#### [RECORDS SUPPLIED]
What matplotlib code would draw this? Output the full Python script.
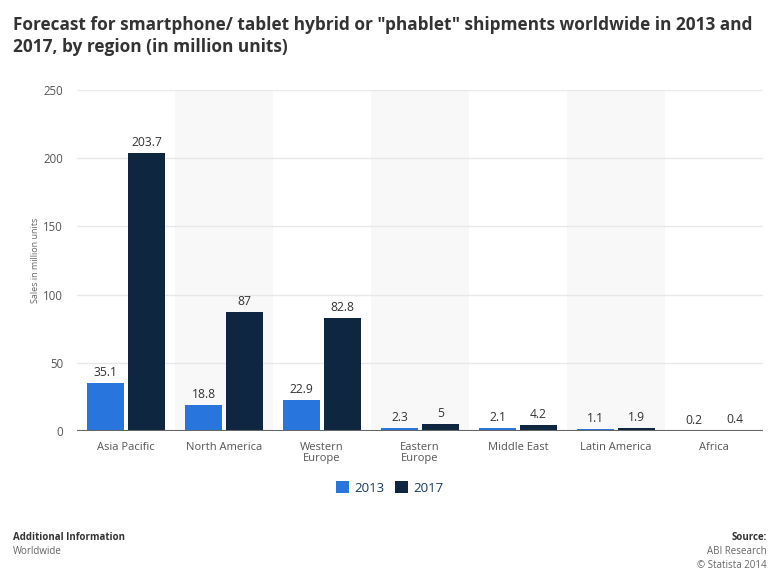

--

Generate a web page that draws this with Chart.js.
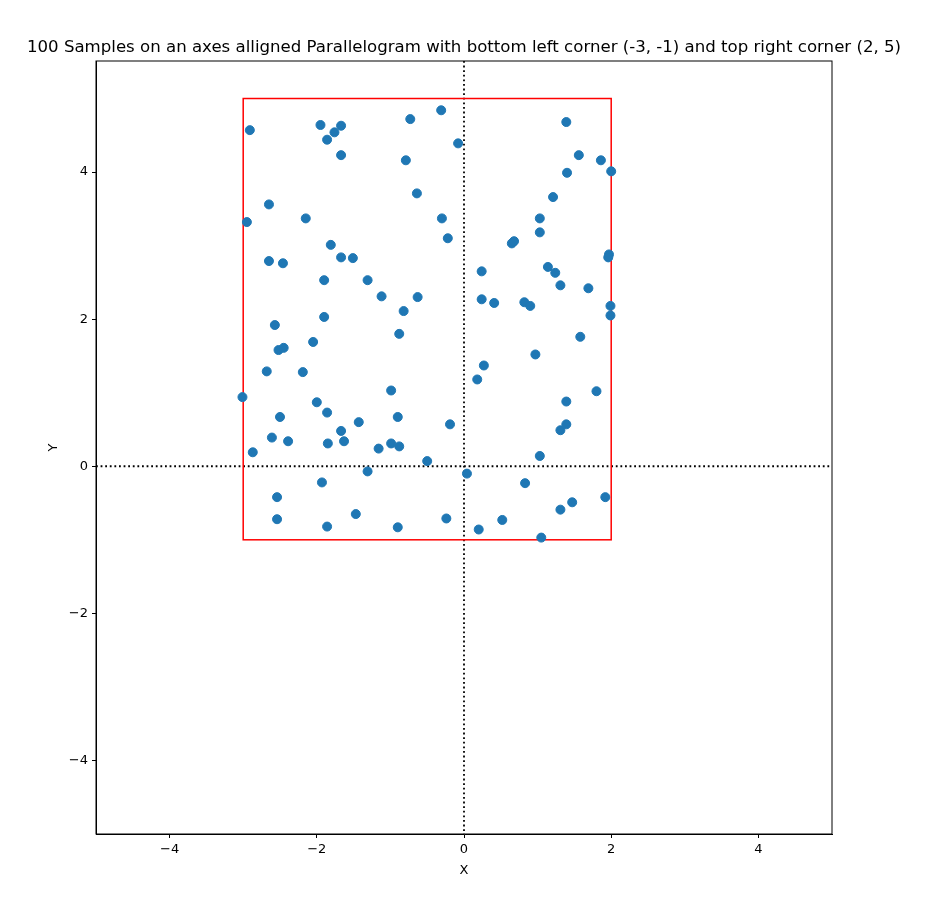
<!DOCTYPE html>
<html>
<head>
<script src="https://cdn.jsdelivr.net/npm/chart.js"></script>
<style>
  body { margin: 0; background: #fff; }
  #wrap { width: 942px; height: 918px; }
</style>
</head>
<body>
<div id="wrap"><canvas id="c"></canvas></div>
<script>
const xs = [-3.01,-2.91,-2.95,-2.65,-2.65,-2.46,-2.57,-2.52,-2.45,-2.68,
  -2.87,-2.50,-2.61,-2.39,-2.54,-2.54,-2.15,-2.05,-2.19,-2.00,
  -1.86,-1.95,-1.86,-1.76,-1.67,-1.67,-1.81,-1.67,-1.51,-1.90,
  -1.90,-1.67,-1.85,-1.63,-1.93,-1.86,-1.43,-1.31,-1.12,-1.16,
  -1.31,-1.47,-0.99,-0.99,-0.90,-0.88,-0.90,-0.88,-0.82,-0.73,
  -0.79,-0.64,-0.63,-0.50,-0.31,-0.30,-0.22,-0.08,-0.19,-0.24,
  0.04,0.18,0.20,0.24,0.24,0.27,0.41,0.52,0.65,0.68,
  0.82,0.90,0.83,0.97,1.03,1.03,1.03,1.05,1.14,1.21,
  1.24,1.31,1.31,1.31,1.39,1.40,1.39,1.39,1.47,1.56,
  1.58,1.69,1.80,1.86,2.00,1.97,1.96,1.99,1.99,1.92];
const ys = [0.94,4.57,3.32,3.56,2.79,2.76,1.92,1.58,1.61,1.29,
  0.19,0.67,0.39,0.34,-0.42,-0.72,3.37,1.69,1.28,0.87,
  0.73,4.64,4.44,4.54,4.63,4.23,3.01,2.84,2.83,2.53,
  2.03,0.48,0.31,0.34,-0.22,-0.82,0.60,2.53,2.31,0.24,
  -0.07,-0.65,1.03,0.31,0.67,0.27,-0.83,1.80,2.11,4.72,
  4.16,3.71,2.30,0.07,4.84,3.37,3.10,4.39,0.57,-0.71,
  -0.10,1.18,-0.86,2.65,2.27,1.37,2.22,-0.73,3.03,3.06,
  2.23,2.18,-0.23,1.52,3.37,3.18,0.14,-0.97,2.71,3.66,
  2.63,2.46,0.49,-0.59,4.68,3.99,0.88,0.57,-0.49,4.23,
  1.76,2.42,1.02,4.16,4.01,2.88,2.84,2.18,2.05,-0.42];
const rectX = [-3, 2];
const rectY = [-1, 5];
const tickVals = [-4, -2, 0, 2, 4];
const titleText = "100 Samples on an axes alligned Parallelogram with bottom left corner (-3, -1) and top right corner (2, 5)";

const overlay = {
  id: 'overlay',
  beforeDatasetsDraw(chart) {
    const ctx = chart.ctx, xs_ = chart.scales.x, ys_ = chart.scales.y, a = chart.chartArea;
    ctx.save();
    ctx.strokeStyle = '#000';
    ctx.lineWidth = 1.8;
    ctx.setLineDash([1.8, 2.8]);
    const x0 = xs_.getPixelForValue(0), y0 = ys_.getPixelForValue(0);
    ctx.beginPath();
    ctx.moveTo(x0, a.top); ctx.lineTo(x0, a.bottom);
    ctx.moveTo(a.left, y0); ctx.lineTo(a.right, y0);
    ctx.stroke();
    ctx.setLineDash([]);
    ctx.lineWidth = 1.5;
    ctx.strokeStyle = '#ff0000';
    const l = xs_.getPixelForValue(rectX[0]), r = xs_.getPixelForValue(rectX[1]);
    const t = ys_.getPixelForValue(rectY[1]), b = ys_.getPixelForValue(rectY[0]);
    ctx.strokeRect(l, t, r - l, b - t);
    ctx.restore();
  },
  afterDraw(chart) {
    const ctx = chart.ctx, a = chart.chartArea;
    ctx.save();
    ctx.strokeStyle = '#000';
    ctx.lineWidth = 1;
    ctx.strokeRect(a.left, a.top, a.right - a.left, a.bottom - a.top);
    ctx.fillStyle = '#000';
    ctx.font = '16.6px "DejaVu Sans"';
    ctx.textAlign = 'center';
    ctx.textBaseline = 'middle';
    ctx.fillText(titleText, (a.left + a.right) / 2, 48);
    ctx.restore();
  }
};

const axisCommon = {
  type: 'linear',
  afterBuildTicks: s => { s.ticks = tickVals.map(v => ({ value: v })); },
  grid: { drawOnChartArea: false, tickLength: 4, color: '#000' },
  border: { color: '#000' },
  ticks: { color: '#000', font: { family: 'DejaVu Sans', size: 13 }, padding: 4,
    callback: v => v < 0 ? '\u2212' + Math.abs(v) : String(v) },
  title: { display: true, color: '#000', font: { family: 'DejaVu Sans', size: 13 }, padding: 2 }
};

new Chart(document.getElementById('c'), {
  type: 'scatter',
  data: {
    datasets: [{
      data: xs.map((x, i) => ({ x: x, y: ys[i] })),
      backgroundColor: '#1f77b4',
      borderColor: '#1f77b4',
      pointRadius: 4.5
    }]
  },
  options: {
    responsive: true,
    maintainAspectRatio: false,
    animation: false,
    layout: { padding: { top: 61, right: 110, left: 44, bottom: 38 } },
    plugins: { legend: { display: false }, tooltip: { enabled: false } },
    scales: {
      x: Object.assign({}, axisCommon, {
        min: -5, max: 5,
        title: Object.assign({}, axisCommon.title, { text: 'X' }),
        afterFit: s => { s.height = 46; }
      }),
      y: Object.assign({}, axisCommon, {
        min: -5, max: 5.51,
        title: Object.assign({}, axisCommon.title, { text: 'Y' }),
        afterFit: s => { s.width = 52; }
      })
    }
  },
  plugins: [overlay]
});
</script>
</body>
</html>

--

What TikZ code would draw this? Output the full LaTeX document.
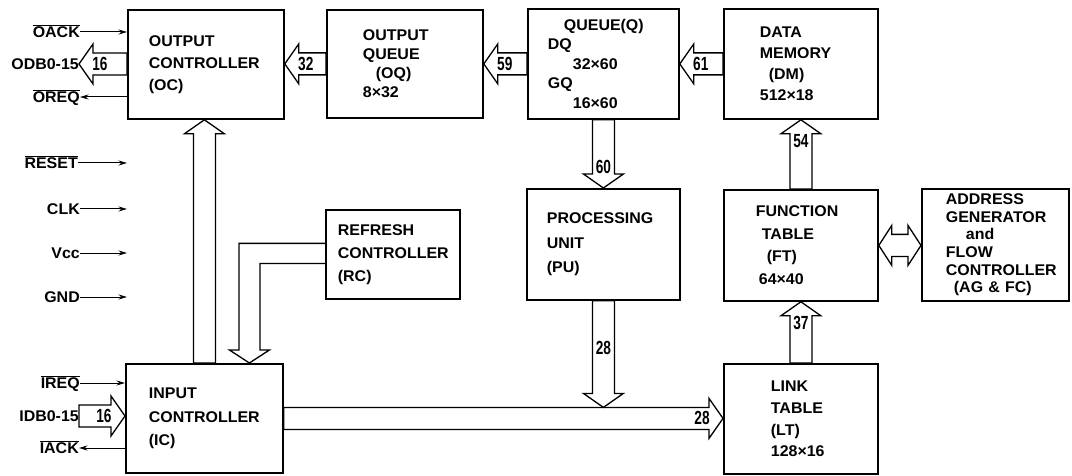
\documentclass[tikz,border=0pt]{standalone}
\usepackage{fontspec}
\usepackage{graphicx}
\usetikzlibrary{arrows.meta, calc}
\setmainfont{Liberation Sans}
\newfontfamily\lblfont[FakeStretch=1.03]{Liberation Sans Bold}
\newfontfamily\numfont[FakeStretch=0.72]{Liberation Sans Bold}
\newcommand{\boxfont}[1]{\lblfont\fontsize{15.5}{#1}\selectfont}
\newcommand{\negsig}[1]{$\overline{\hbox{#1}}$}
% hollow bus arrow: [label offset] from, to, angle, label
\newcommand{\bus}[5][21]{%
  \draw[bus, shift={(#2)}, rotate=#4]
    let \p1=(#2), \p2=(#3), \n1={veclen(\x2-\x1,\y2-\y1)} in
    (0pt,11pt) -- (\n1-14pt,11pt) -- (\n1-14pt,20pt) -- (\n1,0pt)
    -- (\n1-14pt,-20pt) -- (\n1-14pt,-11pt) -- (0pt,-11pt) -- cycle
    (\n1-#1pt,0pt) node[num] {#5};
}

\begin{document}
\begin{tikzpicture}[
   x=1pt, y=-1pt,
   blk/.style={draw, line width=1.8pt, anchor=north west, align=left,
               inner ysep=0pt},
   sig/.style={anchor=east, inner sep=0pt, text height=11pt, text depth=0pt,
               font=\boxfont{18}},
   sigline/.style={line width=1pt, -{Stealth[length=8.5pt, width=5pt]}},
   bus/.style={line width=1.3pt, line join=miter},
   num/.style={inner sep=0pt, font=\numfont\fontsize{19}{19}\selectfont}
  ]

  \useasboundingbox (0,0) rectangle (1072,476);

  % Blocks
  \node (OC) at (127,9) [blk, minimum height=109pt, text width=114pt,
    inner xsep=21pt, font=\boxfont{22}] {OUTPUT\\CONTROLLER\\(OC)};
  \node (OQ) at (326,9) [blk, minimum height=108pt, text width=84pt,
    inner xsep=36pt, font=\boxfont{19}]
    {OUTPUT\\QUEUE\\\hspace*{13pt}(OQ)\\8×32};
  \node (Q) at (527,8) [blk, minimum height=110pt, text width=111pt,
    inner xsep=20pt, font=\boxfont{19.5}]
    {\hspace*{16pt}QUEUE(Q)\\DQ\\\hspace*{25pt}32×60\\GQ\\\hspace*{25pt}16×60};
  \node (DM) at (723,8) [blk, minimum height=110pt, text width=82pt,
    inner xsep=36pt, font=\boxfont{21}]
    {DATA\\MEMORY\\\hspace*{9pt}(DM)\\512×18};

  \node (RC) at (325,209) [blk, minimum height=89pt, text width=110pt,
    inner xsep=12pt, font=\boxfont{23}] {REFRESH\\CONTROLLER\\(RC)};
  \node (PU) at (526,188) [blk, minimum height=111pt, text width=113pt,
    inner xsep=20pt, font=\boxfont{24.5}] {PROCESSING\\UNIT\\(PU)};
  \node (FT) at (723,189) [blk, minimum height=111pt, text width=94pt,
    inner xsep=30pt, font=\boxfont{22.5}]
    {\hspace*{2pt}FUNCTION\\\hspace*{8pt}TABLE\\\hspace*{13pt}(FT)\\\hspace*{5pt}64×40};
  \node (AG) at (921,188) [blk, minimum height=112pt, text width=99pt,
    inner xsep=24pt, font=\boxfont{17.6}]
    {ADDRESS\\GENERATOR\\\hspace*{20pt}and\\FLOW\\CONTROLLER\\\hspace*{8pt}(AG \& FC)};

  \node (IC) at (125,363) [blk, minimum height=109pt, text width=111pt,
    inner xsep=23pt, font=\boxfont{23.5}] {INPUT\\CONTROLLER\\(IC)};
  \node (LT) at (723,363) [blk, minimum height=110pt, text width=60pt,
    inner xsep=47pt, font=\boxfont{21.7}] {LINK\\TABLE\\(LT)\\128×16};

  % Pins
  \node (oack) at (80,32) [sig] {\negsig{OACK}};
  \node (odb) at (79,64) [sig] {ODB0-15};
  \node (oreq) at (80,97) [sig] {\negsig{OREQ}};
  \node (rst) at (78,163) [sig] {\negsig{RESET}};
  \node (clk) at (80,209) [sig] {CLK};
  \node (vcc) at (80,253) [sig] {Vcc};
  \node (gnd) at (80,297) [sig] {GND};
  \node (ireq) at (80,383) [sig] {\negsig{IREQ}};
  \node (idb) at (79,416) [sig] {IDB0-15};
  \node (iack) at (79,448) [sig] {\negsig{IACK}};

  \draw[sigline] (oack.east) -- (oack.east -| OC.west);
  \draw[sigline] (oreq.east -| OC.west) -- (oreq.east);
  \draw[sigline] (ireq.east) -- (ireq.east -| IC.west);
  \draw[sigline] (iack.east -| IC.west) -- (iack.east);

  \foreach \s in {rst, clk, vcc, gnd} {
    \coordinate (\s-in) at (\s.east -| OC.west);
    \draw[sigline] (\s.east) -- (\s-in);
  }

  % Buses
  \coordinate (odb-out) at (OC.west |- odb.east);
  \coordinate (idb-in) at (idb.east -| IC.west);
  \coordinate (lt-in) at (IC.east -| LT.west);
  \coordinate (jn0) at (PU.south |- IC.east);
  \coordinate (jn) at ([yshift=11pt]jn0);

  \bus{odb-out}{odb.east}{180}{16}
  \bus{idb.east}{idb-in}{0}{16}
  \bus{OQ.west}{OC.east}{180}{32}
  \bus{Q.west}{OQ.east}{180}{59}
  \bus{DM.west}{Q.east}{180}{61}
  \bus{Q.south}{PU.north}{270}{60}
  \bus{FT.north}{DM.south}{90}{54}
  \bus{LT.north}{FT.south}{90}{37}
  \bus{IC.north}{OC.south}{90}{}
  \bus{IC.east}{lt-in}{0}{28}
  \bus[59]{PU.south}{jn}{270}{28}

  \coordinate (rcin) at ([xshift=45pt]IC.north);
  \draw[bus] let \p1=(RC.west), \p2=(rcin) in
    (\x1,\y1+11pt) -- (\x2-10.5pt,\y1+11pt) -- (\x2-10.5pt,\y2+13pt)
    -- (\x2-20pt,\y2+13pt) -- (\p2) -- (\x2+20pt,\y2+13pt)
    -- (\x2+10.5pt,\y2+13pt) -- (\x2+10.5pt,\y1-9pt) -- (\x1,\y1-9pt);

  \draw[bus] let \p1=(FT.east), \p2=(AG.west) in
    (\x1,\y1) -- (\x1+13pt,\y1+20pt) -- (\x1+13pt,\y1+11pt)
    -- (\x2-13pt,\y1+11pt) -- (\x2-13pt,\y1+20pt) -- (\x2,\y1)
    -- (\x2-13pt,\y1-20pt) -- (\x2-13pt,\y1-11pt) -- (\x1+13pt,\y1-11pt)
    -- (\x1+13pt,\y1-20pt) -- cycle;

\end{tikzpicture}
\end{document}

#### [WRITTEN TASK]
Exactly reproduce the lines from the line holding "What TikZ code" through the line holding "(0,0) rectangle (1072,476);", and only those; pictures are to be left out.

#### [FINAL RESULT]
What TikZ code would draw this? Output the full LaTeX document.
\documentclass[tikz,border=0pt]{standalone}
\usepackage{fontspec}
\usepackage{graphicx}
\usetikzlibrary{arrows.meta, calc}
\setmainfont{Liberation Sans}
\newfontfamily\lblfont[FakeStretch=1.03]{Liberation Sans Bold}
\newfontfamily\numfont[FakeStretch=0.72]{Liberation Sans Bold}
\newcommand{\boxfont}[1]{\lblfont\fontsize{15.5}{#1}\selectfont}
\newcommand{\negsig}[1]{$\overline{\hbox{#1}}$}
% hollow bus arrow: [label offset] from, to, angle, label
\newcommand{\bus}[5][21]{%
  \draw[bus, shift={(#2)}, rotate=#4]
    let \p1=(#2), \p2=(#3), \n1={veclen(\x2-\x1,\y2-\y1)} in
    (0pt,11pt) -- (\n1-14pt,11pt) -- (\n1-14pt,20pt) -- (\n1,0pt)
    -- (\n1-14pt,-20pt) -- (\n1-14pt,-11pt) -- (0pt,-11pt) -- cycle
    (\n1-#1pt,0pt) node[num] {#5};
}

\begin{document}
\begin{tikzpicture}[
   x=1pt, y=-1pt,
   blk/.style={draw, line width=1.8pt, anchor=north west, align=left,
               inner ysep=0pt},
   sig/.style={anchor=east, inner sep=0pt, text height=11pt, text depth=0pt,
               font=\boxfont{18}},
   sigline/.style={line width=1pt, -{Stealth[length=8.5pt, width=5pt]}},
   bus/.style={line width=1.3pt, line join=miter},
   num/.style={inner sep=0pt, font=\numfont\fontsize{19}{19}\selectfont}
  ]

  \useasboundingbox (0,0) rectangle (1072,476);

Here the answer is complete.